Abraham, Spaulding, and Sugarloaf:
If you want to do a traverse of these three mountains without a LOT of backtracking, you have several options:
- Have friends and do a car drop
- Have no friends but have money for the $80 hiker shuttle service (price quoted to me August 2016)
- Camp (you still have to backtrack, but it’s spread out!)
- Have no friends and no money but have David, who hikes with you from Abraham to Spaulding, then turns around and backtracks while you go forward to Sugarloaf, then picks you up at the Sugarloaf parking lot
GUESS WHICH OPTION I CHOSE.
We decided to start at Abraham and hike northbound, mostly because I was concerned about finding David on Rapid Stream Rd at the end of a southbound hike. The 4000 footers site says that the bridges on Rapid Stream Rd approaching the Abraham trailhead have been washed out and one must do some road walking and river fording to reach the trailhead. I am happy to report that as of September 2016, the bridges are repaired and one can drive to and park directly at the trailhead. The road is rocky but manageable, same as Caribou Valley Rd.
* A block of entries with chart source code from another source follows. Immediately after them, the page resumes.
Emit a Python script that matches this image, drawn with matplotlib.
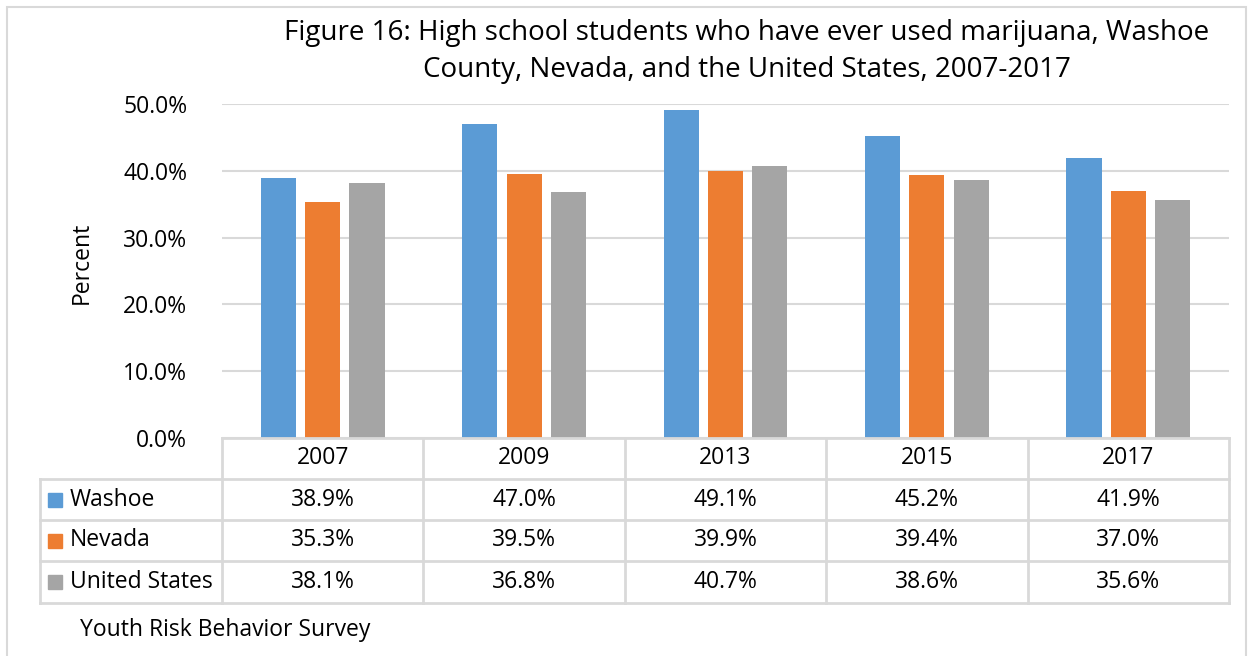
import numpy as np
import matplotlib.pyplot as plt
from matplotlib.patches import Rectangle
from matplotlib.lines import Line2D

years = ['2007', '2009', '2013', '2015', '2017']
series = ['Washoe', 'Nevada', 'United States']
washoe = [38.9, 47.0, 49.1, 45.2, 41.9]
nevada = [35.3, 39.5, 39.9, 39.4, 37.0]
usa = [38.1, 36.8, 40.7, 38.6, 35.6]
colors = ['#5B9BD5', '#ED7D31', '#A5A5A5']
grid_col = '#D9D9D9'

plt.rcParams['font.family'] = ['Open Sans', 'DejaVu Sans']

W, H = 1250, 656
fig = plt.figure(figsize=(W/100, H/100), dpi=100)
fs = 16.5

def fx(px):
    return px / W

def fy(py):
    return 1 - py / H

# plot area
x0, x1 = 222, 1229
y_top, y_bot = 104, 438
ax = fig.add_axes([fx(x0), fy(y_bot), fx(x1) - fx(x0), fy(y_top) - fy(y_bot)])
ax.set_xlim(-0.5, 4.5)
ax.set_ylim(0, 50)

x = np.arange(len(years))
bw = 0.174
step = 0.220
for k, vals in enumerate([washoe, nevada, usa]):
    ax.bar(x + (k - 1) * step, vals, width=bw, color=colors[k], zorder=3)

ax.set_yticks(np.arange(0, 51, 10))
ax.set_yticklabels(['%.1f%%' % v for v in np.arange(0, 51, 10)], fontsize=fs)
ax.yaxis.grid(True, color=grid_col, lw=1.5, zorder=0)
ax.tick_params(axis='y', length=0, pad=25)
ax.set_xticks([])
for s in ax.spines.values():
    s.set_visible(False)

# figure border
fig.add_artist(Rectangle((fx(7), fy(660)), fx(1246) - fx(7), fy(7) - fy(660),
                         transform=fig.transFigure, fill=False, ec=grid_col, lw=1.5))

# title
fig.text(fx(747), fy(33), 'Figure 16: High school students who have ever used marijuana, Washoe',
         ha='center', va='center', fontsize=20)
fig.text(fx(747), fy(70), 'County, Nevada, and the United States, 2007-2017',
         ha='center', va='center', fontsize=20)

fig.text(fx(82), fy(263), 'Percent', rotation=90, ha='center', va='center', fontsize=fs)

# data table below the axis
col_w = (x1 - x0) / len(years)
rows_y = [438, 479, 520, 561, 603]
tab_left = 40

def hline(py, xa, xb):
    fig.add_artist(Line2D([fx(xa), fx(xb)], [fy(py), fy(py)], transform=fig.transFigure,
                          color=grid_col, lw=2))

def vline(px, ya, yb):
    fig.add_artist(Line2D([fx(px), fx(px)], [fy(ya), fy(yb)], transform=fig.transFigure,
                          color=grid_col, lw=2))

hline(rows_y[0], x0, x1)
for py in rows_y[1:]:
    hline(py, tab_left, x1)
vline(tab_left, rows_y[1], rows_y[-1])
for i in range(len(years) + 1):
    vline(x0 + i * col_w, rows_y[0], rows_y[-1])

for i, yr in enumerate(years):
    cx = x0 + (i + 0.5) * col_w
    fig.text(fx(cx), fy((rows_y[0] + rows_y[1]) / 2), yr, ha='center', va='center', fontsize=fs)

for r, vals in enumerate([washoe, nevada, usa]):
    cy = (rows_y[r + 1] + rows_y[r + 2]) / 2
    fig.add_artist(Rectangle((fx(48), fy(cy + 7)), fx(14), fy(0) - fy(14),
                             transform=fig.transFigure, color=colors[r]))
    fig.text(fx(70), fy(cy), series[r], ha='left', va='center', fontsize=fs)
    for i, v in enumerate(vals):
        cx = x0 + (i + 0.5) * col_w
        fig.text(fx(cx), fy(cy), '%.1f%%' % v, ha='center', va='center', fontsize=fs)

fig.text(fx(80), fy(630), 'Youth Risk Behavior Survey', ha='left', va='center', fontsize=fs)

fig.savefig('out.png', dpi=100)
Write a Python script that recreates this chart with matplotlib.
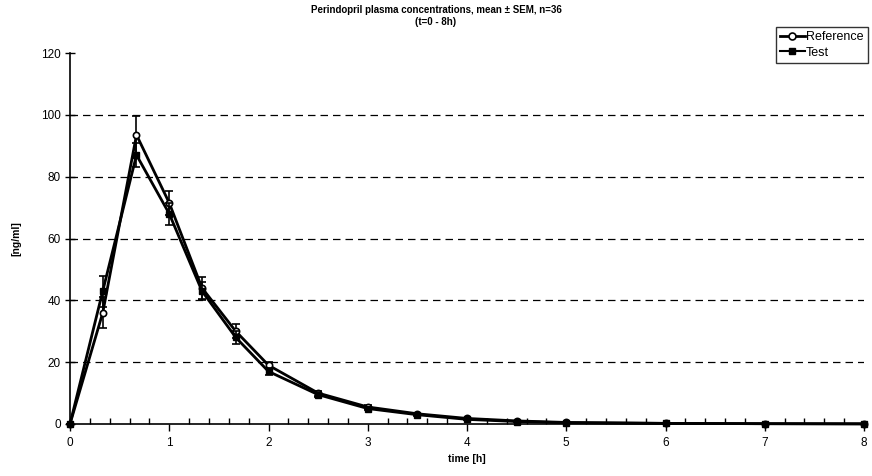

The Mt. Abraham trailhead has a sign and everything, so off we went. Using some complicated mathematical formulae, I calculated that on this hike, one must go up, then down, then up, then down, then up, then down. You might observe that this is less up and down than the Crockers hike, but what you might NOT know is that in order to go up both Spaulding and Sugarloaf, there is about 1000 feet of gain for EACH! This is after the ~3000 feet of gain to get up Abraham. THAT’S CRAZY! We guestimated that each of our hikes probably had about ~5000 feet of gain. PHEW!
The traverse was very straight-forward until I got to the top of Sugarloaf and had to decide which way to go down. I meandered down the more gently-sloping ski trails to the left, but many of the ski trails had not been mowed and there were some very impressively tall grasses and bushes growing in there. My descent down Sugarloaf was the most bushwhacking performed on this trip, until I decided to stop being dumb and follow a gravel road instead of literally getting lost in the weeds 😛
After two days of up and down, my 30-going-on-80 joints had had quite enough and I needed several days of recovery until I could get out of a chair without looking like I was struggling 🙂
Tips and tricks:
- GPS tracks are your friend
- Hiking poles are your friend
- Anti-inflammatories are your friend
- The 4000 footers website is your friend
- If you do these hikes in early September you will see ALL THE THRU HIKERS because most of each hike is on the AT, and ’tis the season for NOBO thru hikers.
- The towns in the Carrabassett Valley area are very small and the grocery/supply stores close early. Make sure you stock up the day before, or go to the Pines Market north of Eustis, which was the only place we could find that was open after 5pm.
- From the selection available to me at the time, it appears that there are only a few budget accommodations (~$70/night) between Eustis and Kingfield, so book early, y’all! Or you could camp or whatever, if you’re into that.